» **To be done**
Skip the pictures. Set down, word for word, the lines from the start of the material up to and including the line with "inert_bot = [0.048, 0.048]".

» **Given data**
○ ○ ○
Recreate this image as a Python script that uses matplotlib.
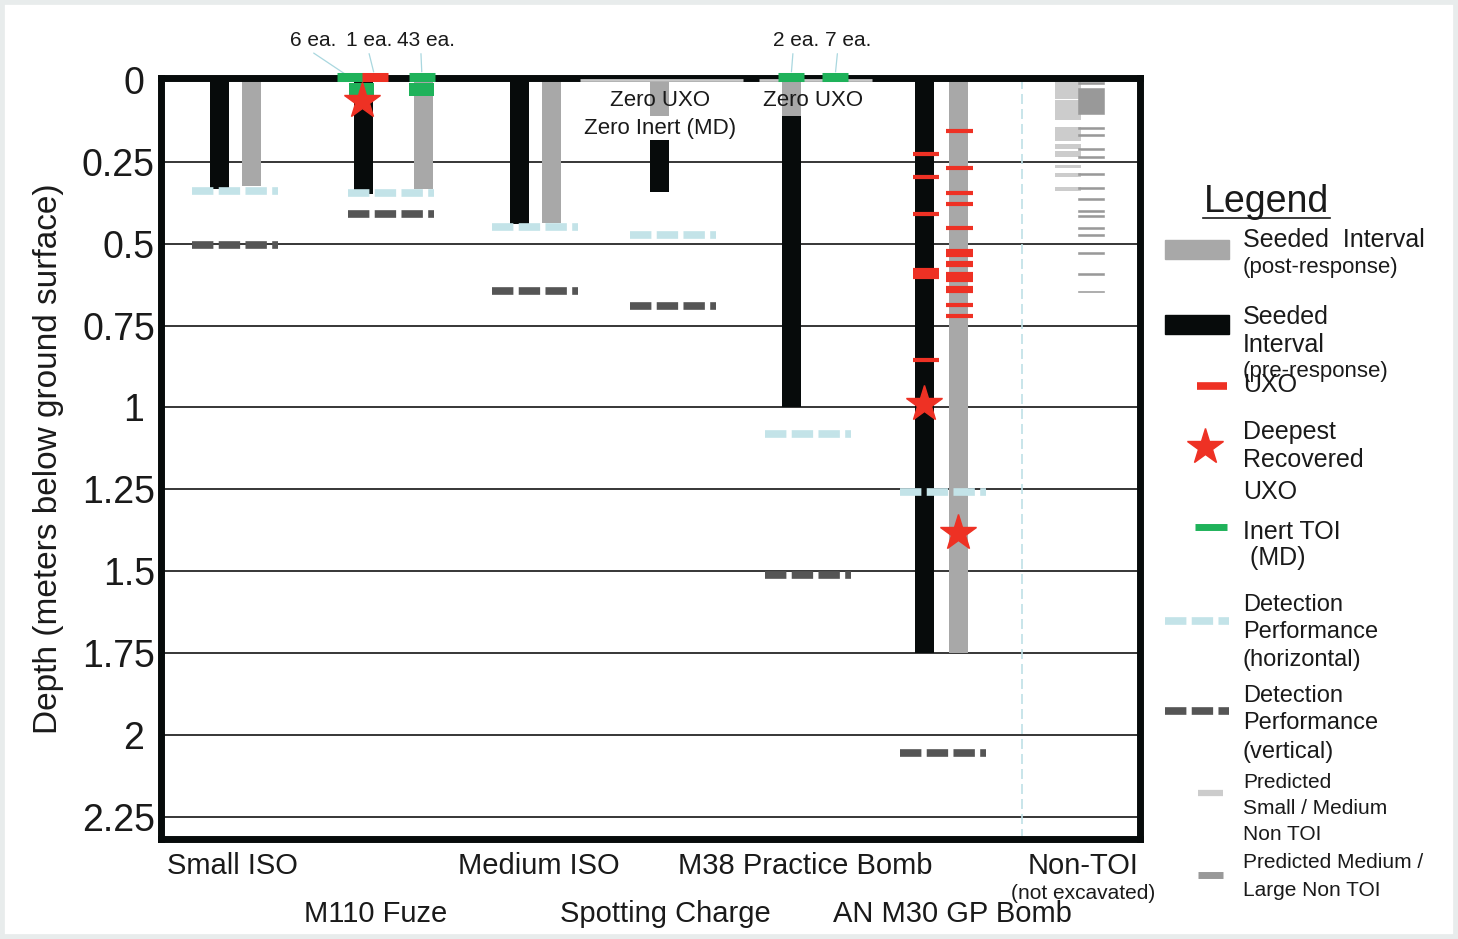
import numpy as np
import matplotlib
matplotlib.use("Agg")
import matplotlib.pyplot as plt
from matplotlib.patches import Rectangle

plt.rcParams['font.family'] = ['Liberation Sans', 'DejaVu Sans']

# ---- data (depth in meters below ground surface) ----
items = ["Small ISO", "M110 Fuze", "Medium ISO", "Spotting Charge",
         "M38 Practice Bomb", "AN M30 GP Bomb"]
pre_depth = [0.333, 0.348, 0.440, 0.342, 1.0, 1.75]     # seeded interval (pre-response)
post_depth = [0.323, 0.333, 0.437, 0.118, 0.109, 1.75]  # seeded interval (post-response)
det_horiz = [0.339, 0.345, 0.449, 0.473, 1.080, 1.257]
det_vert = [0.504, 0.410, 0.645, 0.690, 1.512, 2.054]

# UXO recovered, AN M30 GP Bomb
uxo_pre = [0.225, 0.297, 0.409, 0.581, 0.592, 0.603, 0.856]
uxo_post = [0.156, 0.268, 0.345, 0.379, 0.451, 0.523, 0.529, 0.535,
            0.558, 0.566, 0.594, 0.602, 0.611, 0.635, 0.645, 0.686, 0.721]
deepest_depth = [0.065, 0.991, 1.383]

# inert TOI just below surface (M110)
inert_top = [0.008, 0.008]
inert_bot = [0.048, 0.048]

# counts found at the surface
surface_text = ["6 ea.", "1 ea.", "43 ea.", "2 ea.", "7 ea."]
surface_kind = ["inert", "uxo", "inert", "inert", "inert"]

# non-TOI predictions (not excavated): (top, bottom)
nontoi_small = [(0.0, 0.057), (0.062, 0.123), (0.144, 0.185), (0.195, 0.210),
                (0.218, 0.236), (0.259, 0.268), (0.284, 0.297), (0.327, 0.338)]
nontoi_large = [(0.006, 0.013), (0.024, 0.103), (0.144, 0.150), (0.166, 0.172),
                (0.207, 0.213), (0.231, 0.237), (0.284, 0.290), (0.327, 0.334),
                (0.361, 0.367), (0.397, 0.403), (0.412, 0.418), (0.448, 0.454),
                (0.471, 0.477), (0.525, 0.531), (0.590, 0.596), (0.643, 0.649)]

cat_labels = items + ["Non-TOI"]
label_row = [0, 1, 0, 1, 0, 1, 0]

# ---- layout (x in plot units) ----
pre_x = [219, 363, 519, 659, 791, 924]
post_x = [251, 423, 551, 659, 791, 958]
det_x0 = [192, 348, 492, 630, 765, 900]
label_x = [232, 376, 539, 665, 805, 952, 1083]
inert_x = [361.5, 421.5]
surface_x = [350, 375, 422, 791, 835]
surface_tx = [313, 369, 426, 796, 848]
surface_rel = [0.4, 0.48, 0.41, 0.44, 0.28]
deepest_x = [362, 924, 958]

BLACK = '#070b0b'
GRAY = '#a8a8a8'
RED = '#ee3124'
GREEN = '#1fb25a'
LBLUE = '#c3e3e8'
DGRAY = '#555555'
LGRAY = '#cccccc'
MGRAY = '#999999'
TXT = '#1a1a1a'

fig = plt.figure(figsize=(14.58, 9.39), dpi=100)
fig.patch.set_facecolor('white')
fig.patches.append(Rectangle((0, 0), 1, 1, transform=fig.transFigure, fill=False,
                             edgecolor='#e8ecec', lw=7))

ax = fig.add_axes([160.5 / 1458, 100 / 939, 979 / 1458, 761 / 939])
ax.set_xlim(160.5, 1139.5)
ax.set_ylim(2.318, -0.006)

# grid
for d in np.arange(0.25, 2.26, 0.25):
    ax.axhline(d, color='black', lw=1.1, zorder=1)

# seeded intervals
ax.bar(pre_x, pre_depth, bottom=0, width=19, color=BLACK, zorder=2)
ax.bar(post_x, post_depth, bottom=0, width=19, color=GRAY, zorder=3)

# detection performance
for x0, dh, dv in zip(det_x0, det_horiz, det_vert):
    ax.plot([x0, x0 + 86], [dh, dh], color=LBLUE, lw=5.5, ls=(0, (2.8, 0.7)),
            dash_capstyle='butt', zorder=4)
    ax.plot([x0, x0 + 86], [dv, dv], color=DGRAY, lw=5.5, ls=(0, (2.8, 0.7)),
            dash_capstyle='butt', zorder=4)

# inert TOI boxes
ax.bar(inert_x, np.array(inert_bot) - np.array(inert_top), bottom=inert_top,
       width=25, color=GREEN, zorder=5)

# UXO on AN M30
ax.hlines(uxo_pre, pre_x[5] - 11, pre_x[5] + 15, color=RED, lw=3, zorder=5)
ax.hlines(uxo_post, post_x[5] - 12, post_x[5] + 15, color=RED, lw=3, zorder=5)

# deepest recovered
ax.plot(deepest_x, deepest_depth, ls='none', marker='*', ms=27, color=RED,
        mec=RED, zorder=8)

# non-TOI
for top, bot in nontoi_small:
    ax.bar(1068, bot - top, bottom=top, width=26, color=LGRAY, zorder=3)
for top, bot in nontoi_large:
    ax.bar(1091, bot - top, bottom=top, width=26, color=MGRAY, zorder=3,
           edgecolor=MGRAY, lw=0.4)
ax.axvline(1022, color='#bfe0e6', lw=1.2, ls=(0, (6, 3)), zorder=1)

# light band on surface line
ax.hlines([0.0, 0.0], [580, 759], [743, 872], color='#c8c8c8', lw=2,
          zorder=11, clip_on=False)

# surface counts
for txt, kind, xm, xt, rp in zip(surface_text, surface_kind, surface_x,
                                 surface_tx, surface_rel):
    col = GREEN if kind == 'inert' else RED
    ax.plot([xm - 13, xm + 13], [-0.008, -0.008], color=col, lw=6.5,
            solid_capstyle='butt', zorder=12, clip_on=False)
    ax.annotate(txt, xy=(xm, -0.008), xytext=(xt, -0.122), fontsize=15,
                color=TXT, ha='center', va='center', annotation_clip=False,
                arrowprops=dict(arrowstyle='-', color='#a9d7df', lw=0.9,
                                shrinkA=1, shrinkB=4, relpos=(rp, 0)))

# zero notes
ax.text(660, 0.064, "Zero UXO", fontsize=16, color=TXT, ha='center',
        va='center', zorder=9)
ax.text(660, 0.147, "Zero Inert (MD)", fontsize=16, color=TXT, ha='center',
        va='center', zorder=9,
        bbox=dict(facecolor='white', edgecolor='none', pad=1))
ax.text(813, 0.064, "Zero UXO", fontsize=16, color=TXT, ha='center',
        va='center', zorder=9)

# axes styling
for s in ax.spines.values():
    s.set_linewidth(5)
    s.set_color(BLACK)
    s.set_zorder(10)
ax.set_xticks([])
yt = np.arange(0, 2.26, 0.25)
ax.set_yticks(yt)
ax.set_yticklabels(['0 ', '0.25', '0.5', '0.75', '1 ', '1.25', '1.5', '1.75',
                    '2 ', '2.25'])
ax.tick_params(axis='y', direction='in', length=0, pad=4, labelsize=27,
               labelcolor=TXT)
ax.set_ylabel("Depth (meters below ground surface)", fontsize=24, color=TXT)
ax.yaxis.set_label_coords(-0.0986, 0.5)

# category labels
xt = ax.get_xaxis_transform()
for lab, lx, row in zip(cat_labels, label_x, label_row):
    ax.text(lx, -0.0355 if row == 0 else -0.0986, lab, transform=xt,
            fontsize=21, color=TXT, ha='center', va='center', clip_on=False)
ax.text(1083, -0.071, "(not excavated)", transform=xt, fontsize=15, color=TXT,
        ha='center', va='center', clip_on=False)

# ---- legend ----
lax = fig.add_axes([0, 0, 1, 1])
lax.set_xlim(0, 1458)
lax.set_ylim(939, 0)
lax.axis('off')
lax.text(1267, 202, "Legend", fontsize=27, color=TXT, ha='center', va='center')
lax.plot([1203, 1330], [218, 218], color=TXT, lw=1.2)
lax.add_patch(Rectangle((1165, 240), 64, 19, color=GRAY))
lax.add_patch(Rectangle((1165, 315), 64, 19, color=BLACK))
lax.plot([1197, 1227], [386, 386], color=RED, lw=5.5, solid_capstyle='butt')
lax.plot([1205], [447], marker='*', ms=27, color=RED, mec=RED)
lax.plot([1195, 1227], [526.5, 526.5], color=GREEN, lw=5, solid_capstyle='butt')
lax.plot([1165, 1229], [621, 621], color=LBLUE, lw=5.5, ls=(0, (2.8, 0.7)),
         dash_capstyle='butt')
lax.plot([1165, 1229], [711, 711], color=DGRAY, lw=5.5, ls=(0, (2.8, 0.7)),
         dash_capstyle='butt')
lax.plot([1198, 1223], [793, 793], color=LGRAY, lw=4.5, solid_capstyle='butt')
lax.plot([1198, 1223], [875, 875], color=MGRAY, lw=5, solid_capstyle='butt')

leg_lines = [("Seeded  Interval", 240, 18), ("(post-response)", 268, 16),
             ("Seeded", 317, 18), ("Interval", 345, 18),
             ("(pre-response)", 372, 16), ("UXO", 385, 18),
             ("Deepest", 432, 18), ("Recovered", 460, 18), ("UXO", 492, 18),
             ("Inert TOI", 532, 18), (" (MD)", 558, 18),
             ("Detection", 605, 17), ("Performance", 632, 17),
             ("(horizontal)", 660, 17), ("Detection", 696, 17),
             ("Performance", 723, 17), ("(vertical)", 752, 17),
             ("Predicted", 782, 15), ("Small / Medium", 808, 15),
             ("Non TOI", 835, 15), ("Predicted Medium /", 863, 15),
             ("Large Non TOI", 890, 15)]
for txt, y, fs in leg_lines:
    lax.text(1243, y, txt, fontsize=fs, color=TXT, ha='left', va='center')

fig.savefig("out.png", dpi=100, facecolor='white')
○ ○ ○
» **Result of this exercise**
Recreate this image as a Python script that uses matplotlib.
import numpy as np
import matplotlib
matplotlib.use("Agg")
import matplotlib.pyplot as plt
from matplotlib.patches import Rectangle

plt.rcParams['font.family'] = ['Liberation Sans', 'DejaVu Sans']

# ---- data (depth in meters below ground surface) ----
items = ["Small ISO", "M110 Fuze", "Medium ISO", "Spotting Charge",
         "M38 Practice Bomb", "AN M30 GP Bomb"]
pre_depth = [0.333, 0.348, 0.440, 0.342, 1.0, 1.75]     # seeded interval (pre-response)
post_depth = [0.323, 0.333, 0.437, 0.118, 0.109, 1.75]  # seeded interval (post-response)
det_horiz = [0.339, 0.345, 0.449, 0.473, 1.080, 1.257]
det_vert = [0.504, 0.410, 0.645, 0.690, 1.512, 2.054]

# UXO recovered, AN M30 GP Bomb
uxo_pre = [0.225, 0.297, 0.409, 0.581, 0.592, 0.603, 0.856]
uxo_post = [0.156, 0.268, 0.345, 0.379, 0.451, 0.523, 0.529, 0.535,
            0.558, 0.566, 0.594, 0.602, 0.611, 0.635, 0.645, 0.686, 0.721]
deepest_depth = [0.065, 0.991, 1.383]

# inert TOI just below surface (M110)
inert_top = [0.008, 0.008]
inert_bot = [0.048, 0.048]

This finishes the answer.